I was trained to be a scientist. A book I cowrote with Tony Griffiths became the most widely used genetics text in the United States. But as I was beginning my career in Canada, I was struck by the priorities of newspapers and television. Whole sections and programs were devoted to politics, business, sports and celebrity, with columns on astrology and bridge. It reflected a huge oversight; none of these is as important to our lives as science applied by industry, medicine and the military.
Consider the enormous changes since my childhood. My parents wouldn’t allow me to go to movies or swimming pools because they feared I’d get polio (the Salk vaccine came in 1955). Millions of people died or were horribly scarred by smallpox (eradicated in 1980). We didn’t know what DNA did or how many chromosomes we had. My parents didn’t have to chastise me for watching too much television or playing computer games because they weren’t invented.
Organ transplants were still to come, leukemia was an incurable childhood disease, the birth control pill had not been invented and cosmetic surgery was not yet routine. Biotechnology, computer chips, satellites and plastic would have enormous impacts later in my life. The military would facilitate cutting-edge science and technology — from agent orange and nuclear bombs to laser beams and drones. The world has been fundamentally changed by scientific insights and innovations.
The world has been fundamentally changed by scientific insights and innovations.
The media reflected an obliviousness to the transformative individual, cultural and ecological aspects of science and technology, content to report on wondrous new discoveries or frightening possibilities. Science was entertainment (What Will They Think of Next? was a television program) or scary in the Frankenstein’s monster mode.
As I was beginning my career as a scientist at the University of Alberta in 1962, two events changed the course of my life. The first was publication of Rachel Carson’s Silent Spring, which documented the devastating ecological impacts of pesticides.
From a scientific standpoint, widespread use of powerful pesticides should have been questioned from the beginning. Ecologists could have pointed out that insects are the most numerous, diverse and ecologically important animals, and spraying insecticides that kill all just to control a few that we consider “pests” doesn’t make sense. Geneticists could have pointed out that insecticides could drive selection for resistant mutations. But short-term health and economic benefits spurred rapid adoption and use.

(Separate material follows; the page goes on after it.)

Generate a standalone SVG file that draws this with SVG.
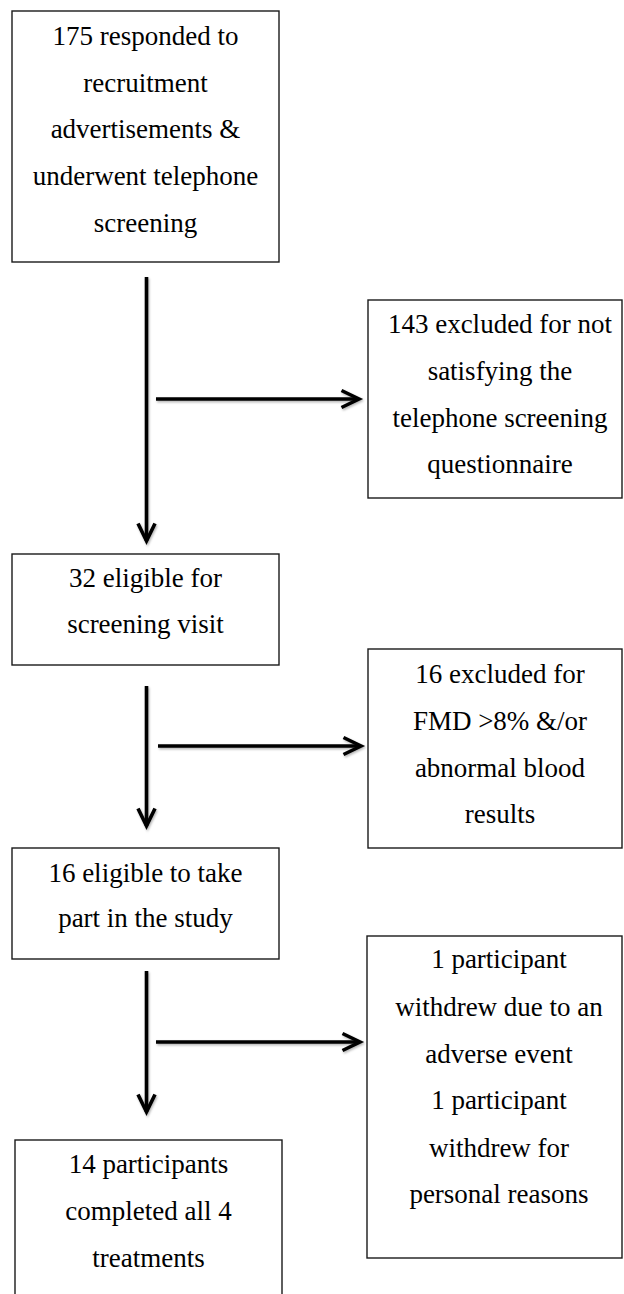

Carson’s book showed the devastating repercussions of DDT, including the discovery of biomagnification — concentration of molecules as they pass up the food chain. Once DDT was found to be a powerful insecticide, scientists determined what other species were affected, studying them in flasks or growth chambers. But that didn’t mimic the real world of rain and wind, where molecules seep into soil and wash into waterways, with consequences that may take months or years to show up, such as eggshells that break easily, driving bird populations to decline.
Science offers a powerful way of knowing, but by focusing on an object, it creates an artifact — an abnormal simplification that can’t predict long-term consequences when widely applied.
Carson’s book put science in its place for me. Science offers a powerful way of knowing, but by focusing on an object, it creates an artifact — an abnormal simplification that can’t predict long-term consequences when widely applied. Economic and other short-term benefits must be balanced by possible biological, social and ecological ramifications.
The second event for me was being asked to lecture on Edmonton’s CBC channel in 1962. It was called Your University Speaks and featured University of Alberta professors.
When I left London, Ontario, to go to college in the U.S. in 1954, the city didn’t have a television station. In university, I was too busy to watch, so I didn’t have a TV until 1962. Your University Speaks was broadcast on Sunday mornings so I figured maybe a dozen people would watch. The producer loved it and asked me to come back. I ended up doing eight programs on genetics — my first television series.
After two or three shows, I began to meet people who had caught and enjoyed the programs. My response was amazement that anyone would be watching at that time of day, and on a Sunday! That’s when I realized people watched television at all times. It offered a much larger audience than a classroom. I didn’t realize it then, but it would lead to my career in the media.